» WHAT IS BEING ASKED: Return all of the data exactly, with nothing left out but the pictures.

Source data:
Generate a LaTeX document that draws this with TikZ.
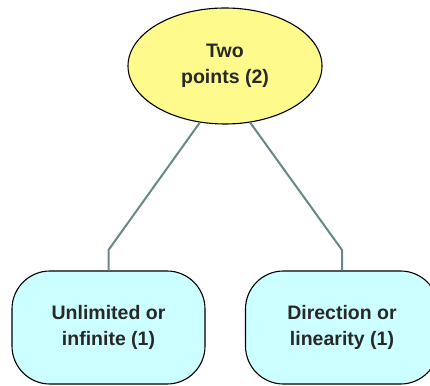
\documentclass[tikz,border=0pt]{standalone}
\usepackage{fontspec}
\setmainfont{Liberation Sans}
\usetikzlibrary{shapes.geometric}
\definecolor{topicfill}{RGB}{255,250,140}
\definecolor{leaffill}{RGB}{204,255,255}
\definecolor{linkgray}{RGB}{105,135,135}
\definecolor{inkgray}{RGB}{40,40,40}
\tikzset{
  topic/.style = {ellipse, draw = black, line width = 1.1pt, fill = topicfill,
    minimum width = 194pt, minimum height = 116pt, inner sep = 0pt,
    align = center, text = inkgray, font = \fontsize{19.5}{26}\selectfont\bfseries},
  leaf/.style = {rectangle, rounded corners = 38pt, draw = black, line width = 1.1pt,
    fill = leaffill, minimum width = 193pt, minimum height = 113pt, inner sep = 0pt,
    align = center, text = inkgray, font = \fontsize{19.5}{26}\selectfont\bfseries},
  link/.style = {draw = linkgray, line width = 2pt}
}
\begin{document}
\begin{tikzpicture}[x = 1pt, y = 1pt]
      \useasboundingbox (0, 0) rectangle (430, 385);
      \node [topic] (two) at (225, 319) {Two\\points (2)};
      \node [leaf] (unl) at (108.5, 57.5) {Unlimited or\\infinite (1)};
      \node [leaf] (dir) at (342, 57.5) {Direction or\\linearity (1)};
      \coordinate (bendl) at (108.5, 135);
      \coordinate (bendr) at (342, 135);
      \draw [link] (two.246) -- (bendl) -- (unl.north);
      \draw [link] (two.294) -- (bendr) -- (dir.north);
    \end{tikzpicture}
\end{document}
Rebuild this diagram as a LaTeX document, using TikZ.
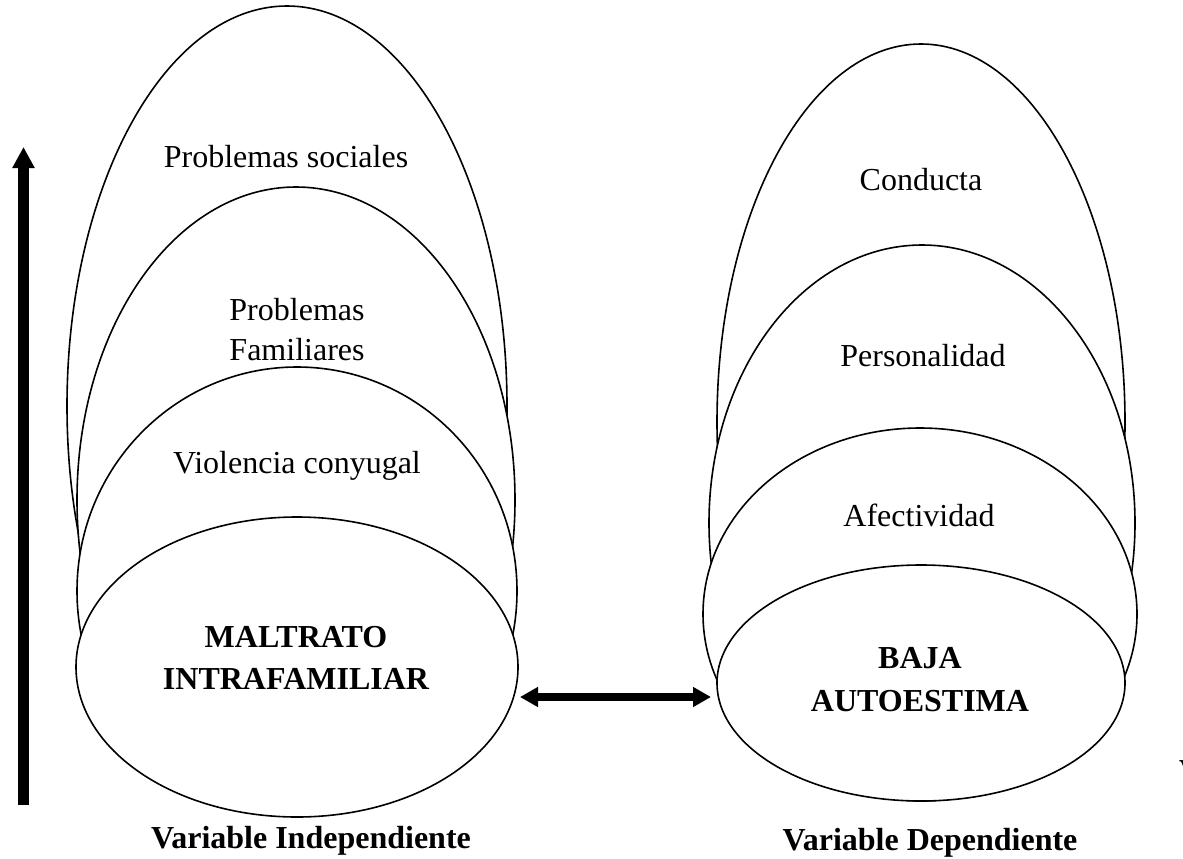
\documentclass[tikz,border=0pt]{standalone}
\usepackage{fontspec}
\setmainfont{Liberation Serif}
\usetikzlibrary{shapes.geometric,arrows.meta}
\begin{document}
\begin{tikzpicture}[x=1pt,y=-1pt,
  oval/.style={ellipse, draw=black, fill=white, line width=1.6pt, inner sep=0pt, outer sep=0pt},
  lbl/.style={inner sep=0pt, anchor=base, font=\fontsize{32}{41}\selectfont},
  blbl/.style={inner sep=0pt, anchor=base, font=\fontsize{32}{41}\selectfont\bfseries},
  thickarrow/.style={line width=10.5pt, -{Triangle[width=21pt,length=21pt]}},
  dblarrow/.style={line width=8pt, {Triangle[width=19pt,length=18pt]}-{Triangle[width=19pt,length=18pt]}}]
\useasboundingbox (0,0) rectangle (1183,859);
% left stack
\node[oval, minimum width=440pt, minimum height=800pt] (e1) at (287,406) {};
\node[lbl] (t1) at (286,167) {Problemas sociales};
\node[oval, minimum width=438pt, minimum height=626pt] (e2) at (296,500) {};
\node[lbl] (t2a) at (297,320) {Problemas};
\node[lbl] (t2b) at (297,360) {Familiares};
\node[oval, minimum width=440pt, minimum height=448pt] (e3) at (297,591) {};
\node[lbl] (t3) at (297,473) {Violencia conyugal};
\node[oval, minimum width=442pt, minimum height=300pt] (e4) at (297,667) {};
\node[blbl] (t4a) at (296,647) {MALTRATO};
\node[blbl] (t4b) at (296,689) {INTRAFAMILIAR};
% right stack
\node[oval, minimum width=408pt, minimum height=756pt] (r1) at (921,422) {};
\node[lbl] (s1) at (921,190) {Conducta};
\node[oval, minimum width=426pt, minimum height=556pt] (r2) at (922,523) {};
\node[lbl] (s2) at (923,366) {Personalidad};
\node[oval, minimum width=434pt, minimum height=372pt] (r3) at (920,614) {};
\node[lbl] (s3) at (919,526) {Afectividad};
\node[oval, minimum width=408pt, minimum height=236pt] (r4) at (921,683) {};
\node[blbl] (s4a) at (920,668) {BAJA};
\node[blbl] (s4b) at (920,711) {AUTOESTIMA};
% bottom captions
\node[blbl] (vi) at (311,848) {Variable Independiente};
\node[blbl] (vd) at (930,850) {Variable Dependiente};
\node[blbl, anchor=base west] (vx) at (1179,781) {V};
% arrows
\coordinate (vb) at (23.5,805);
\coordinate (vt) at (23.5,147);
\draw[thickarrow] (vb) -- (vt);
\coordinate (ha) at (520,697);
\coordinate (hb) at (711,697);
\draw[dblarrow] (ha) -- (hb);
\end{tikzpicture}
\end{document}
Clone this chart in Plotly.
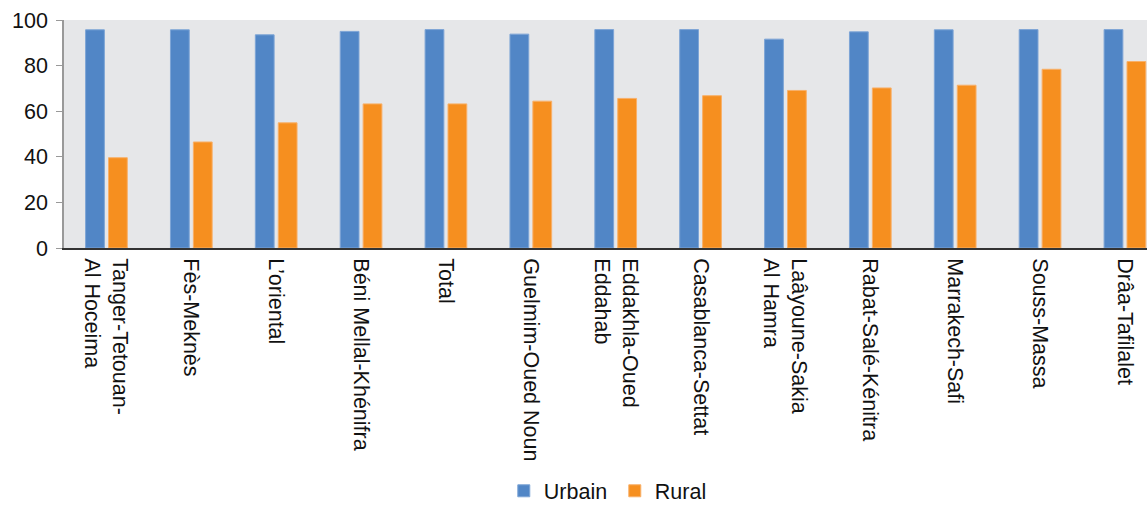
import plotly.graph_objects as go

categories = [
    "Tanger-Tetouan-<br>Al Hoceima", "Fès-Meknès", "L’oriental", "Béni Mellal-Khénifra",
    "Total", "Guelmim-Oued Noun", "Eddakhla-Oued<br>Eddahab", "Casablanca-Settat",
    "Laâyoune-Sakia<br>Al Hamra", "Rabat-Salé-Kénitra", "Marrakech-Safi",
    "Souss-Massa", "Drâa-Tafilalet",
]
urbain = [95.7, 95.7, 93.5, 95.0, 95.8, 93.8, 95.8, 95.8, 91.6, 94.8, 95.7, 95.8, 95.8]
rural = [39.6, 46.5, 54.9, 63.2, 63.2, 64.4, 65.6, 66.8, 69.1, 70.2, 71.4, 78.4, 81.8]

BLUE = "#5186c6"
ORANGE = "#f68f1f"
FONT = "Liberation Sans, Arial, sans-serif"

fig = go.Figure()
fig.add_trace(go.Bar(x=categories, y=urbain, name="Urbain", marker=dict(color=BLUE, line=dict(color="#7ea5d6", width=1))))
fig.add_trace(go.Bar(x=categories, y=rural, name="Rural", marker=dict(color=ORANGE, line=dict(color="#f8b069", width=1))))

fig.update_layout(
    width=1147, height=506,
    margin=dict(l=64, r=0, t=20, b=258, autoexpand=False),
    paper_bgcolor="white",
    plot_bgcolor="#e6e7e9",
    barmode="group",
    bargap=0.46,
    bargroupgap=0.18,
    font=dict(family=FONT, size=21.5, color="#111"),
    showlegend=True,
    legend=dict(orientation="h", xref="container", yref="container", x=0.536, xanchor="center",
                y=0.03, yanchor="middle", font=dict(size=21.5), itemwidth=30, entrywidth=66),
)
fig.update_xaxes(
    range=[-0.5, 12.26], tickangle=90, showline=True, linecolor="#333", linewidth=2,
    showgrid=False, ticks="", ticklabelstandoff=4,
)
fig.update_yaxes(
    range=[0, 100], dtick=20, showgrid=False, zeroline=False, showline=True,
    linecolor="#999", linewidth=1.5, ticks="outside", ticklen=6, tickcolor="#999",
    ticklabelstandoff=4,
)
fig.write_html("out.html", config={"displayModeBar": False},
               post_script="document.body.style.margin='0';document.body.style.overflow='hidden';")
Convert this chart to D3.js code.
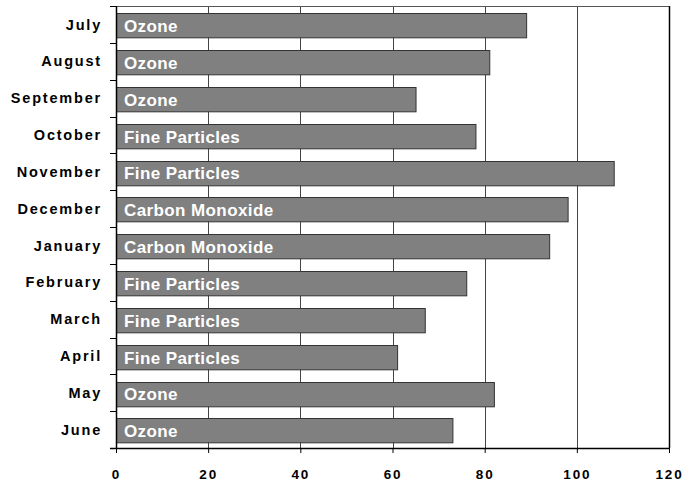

» THE OUTPUT:
Generate a LaTeX document that draws this with TikZ.
\documentclass[tikz,border=0pt]{standalone}
\usepackage{fontspec}
\setmainfont{Liberation Sans}
\usetikzlibrary{shapes.geometric}
\definecolor{topicfill}{RGB}{255,250,140}
\definecolor{leaffill}{RGB}{204,255,255}
\definecolor{linkgray}{RGB}{105,135,135}
\definecolor{inkgray}{RGB}{40,40,40}
\tikzset{
  topic/.style = {ellipse, draw = black, line width = 1.1pt, fill = topicfill,
    minimum width = 194pt, minimum height = 116pt, inner sep = 0pt,
    align = center, text = inkgray, font = \fontsize{19.5}{26}\selectfont\bfseries},
  leaf/.style = {rectangle, rounded corners = 38pt, draw = black, line width = 1.1pt,
    fill = leaffill, minimum width = 193pt, minimum height = 113pt, inner sep = 0pt,
    align = center, text = inkgray, font = \fontsize{19.5}{26}\selectfont\bfseries},
  link/.style = {draw = linkgray, line width = 2pt}
}
\begin{document}
\begin{tikzpicture}[x = 1pt, y = 1pt]
      \useasboundingbox (0, 0) rectangle (430, 385);
      \node [topic] (two) at (225, 319) {Two\\points (2)};
      \node [leaf] (unl) at (108.5, 57.5) {Unlimited or\\infinite (1)};
      \node [leaf] (dir) at (342, 57.5) {Direction or\\linearity (1)};
      \coordinate (bendl) at (108.5, 135);
      \coordinate (bendr) at (342, 135);
      \draw [link] (two.246) -- (bendl) -- (unl.north);
      \draw [link] (two.294) -- (bendr) -- (dir.north);
    \end{tikzpicture}
\end{document}
Rebuild this diagram as a LaTeX document, using TikZ.
\documentclass[tikz,border=0pt]{standalone}
\usepackage{fontspec}
\setmainfont{Liberation Serif}
\usetikzlibrary{shapes.geometric,arrows.meta}
\begin{document}
\begin{tikzpicture}[x=1pt,y=-1pt,
  oval/.style={ellipse, draw=black, fill=white, line width=1.6pt, inner sep=0pt, outer sep=0pt},
  lbl/.style={inner sep=0pt, anchor=base, font=\fontsize{32}{41}\selectfont},
  blbl/.style={inner sep=0pt, anchor=base, font=\fontsize{32}{41}\selectfont\bfseries},
  thickarrow/.style={line width=10.5pt, -{Triangle[width=21pt,length=21pt]}},
  dblarrow/.style={line width=8pt, {Triangle[width=19pt,length=18pt]}-{Triangle[width=19pt,length=18pt]}}]
\useasboundingbox (0,0) rectangle (1183,859);
% left stack
\node[oval, minimum width=440pt, minimum height=800pt] (e1) at (287,406) {};
\node[lbl] (t1) at (286,167) {Problemas sociales};
\node[oval, minimum width=438pt, minimum height=626pt] (e2) at (296,500) {};
\node[lbl] (t2a) at (297,320) {Problemas};
\node[lbl] (t2b) at (297,360) {Familiares};
\node[oval, minimum width=440pt, minimum height=448pt] (e3) at (297,591) {};
\node[lbl] (t3) at (297,473) {Violencia conyugal};
\node[oval, minimum width=442pt, minimum height=300pt] (e4) at (297,667) {};
\node[blbl] (t4a) at (296,647) {MALTRATO};
\node[blbl] (t4b) at (296,689) {INTRAFAMILIAR};
% right stack
\node[oval, minimum width=408pt, minimum height=756pt] (r1) at (921,422) {};
\node[lbl] (s1) at (921,190) {Conducta};
\node[oval, minimum width=426pt, minimum height=556pt] (r2) at (922,523) {};
\node[lbl] (s2) at (923,366) {Personalidad};
\node[oval, minimum width=434pt, minimum height=372pt] (r3) at (920,614) {};
\node[lbl] (s3) at (919,526) {Afectividad};
\node[oval, minimum width=408pt, minimum height=236pt] (r4) at (921,683) {};
\node[blbl] (s4a) at (920,668) {BAJA};
\node[blbl] (s4b) at (920,711) {AUTOESTIMA};
% bottom captions
\node[blbl] (vi) at (311,848) {Variable Independiente};
\node[blbl] (vd) at (930,850) {Variable Dependiente};
\node[blbl, anchor=base west] (vx) at (1179,781) {V};
% arrows
\coordinate (vb) at (23.5,805);
\coordinate (vt) at (23.5,147);
\draw[thickarrow] (vb) -- (vt);
\coordinate (ha) at (520,697);
\coordinate (hb) at (711,697);
\draw[dblarrow] (ha) -- (hb);
\end{tikzpicture}
\end{document}
Clone this chart in Plotly.
import plotly.graph_objects as go

categories = [
    "Tanger-Tetouan-<br>Al Hoceima", "Fès-Meknès", "L’oriental", "Béni Mellal-Khénifra",
    "Total", "Guelmim-Oued Noun", "Eddakhla-Oued<br>Eddahab", "Casablanca-Settat",
    "Laâyoune-Sakia<br>Al Hamra", "Rabat-Salé-Kénitra", "Marrakech-Safi",
    "Souss-Massa", "Drâa-Tafilalet",
]
urbain = [95.7, 95.7, 93.5, 95.0, 95.8, 93.8, 95.8, 95.8, 91.6, 94.8, 95.7, 95.8, 95.8]
rural = [39.6, 46.5, 54.9, 63.2, 63.2, 64.4, 65.6, 66.8, 69.1, 70.2, 71.4, 78.4, 81.8]

BLUE = "#5186c6"
ORANGE = "#f68f1f"
FONT = "Liberation Sans, Arial, sans-serif"

fig = go.Figure()
fig.add_trace(go.Bar(x=categories, y=urbain, name="Urbain", marker=dict(color=BLUE, line=dict(color="#7ea5d6", width=1))))
fig.add_trace(go.Bar(x=categories, y=rural, name="Rural", marker=dict(color=ORANGE, line=dict(color="#f8b069", width=1))))

fig.update_layout(
    width=1147, height=506,
    margin=dict(l=64, r=0, t=20, b=258, autoexpand=False),
    paper_bgcolor="white",
    plot_bgcolor="#e6e7e9",
    barmode="group",
    bargap=0.46,
    bargroupgap=0.18,
    font=dict(family=FONT, size=21.5, color="#111"),
    showlegend=True,
    legend=dict(orientation="h", xref="container", yref="container", x=0.536, xanchor="center",
                y=0.03, yanchor="middle", font=dict(size=21.5), itemwidth=30, entrywidth=66),
)
fig.update_xaxes(
    range=[-0.5, 12.26], tickangle=90, showline=True, linecolor="#333", linewidth=2,
    showgrid=False, ticks="", ticklabelstandoff=4,
)
fig.update_yaxes(
    range=[0, 100], dtick=20, showgrid=False, zeroline=False, showline=True,
    linecolor="#999", linewidth=1.5, ticks="outside", ticklen=6, tickcolor="#999",
    ticklabelstandoff=4,
)
fig.write_html("out.html", config={"displayModeBar": False},
               post_script="document.body.style.margin='0';document.body.style.overflow='hidden';")
Convert this chart to D3.js code.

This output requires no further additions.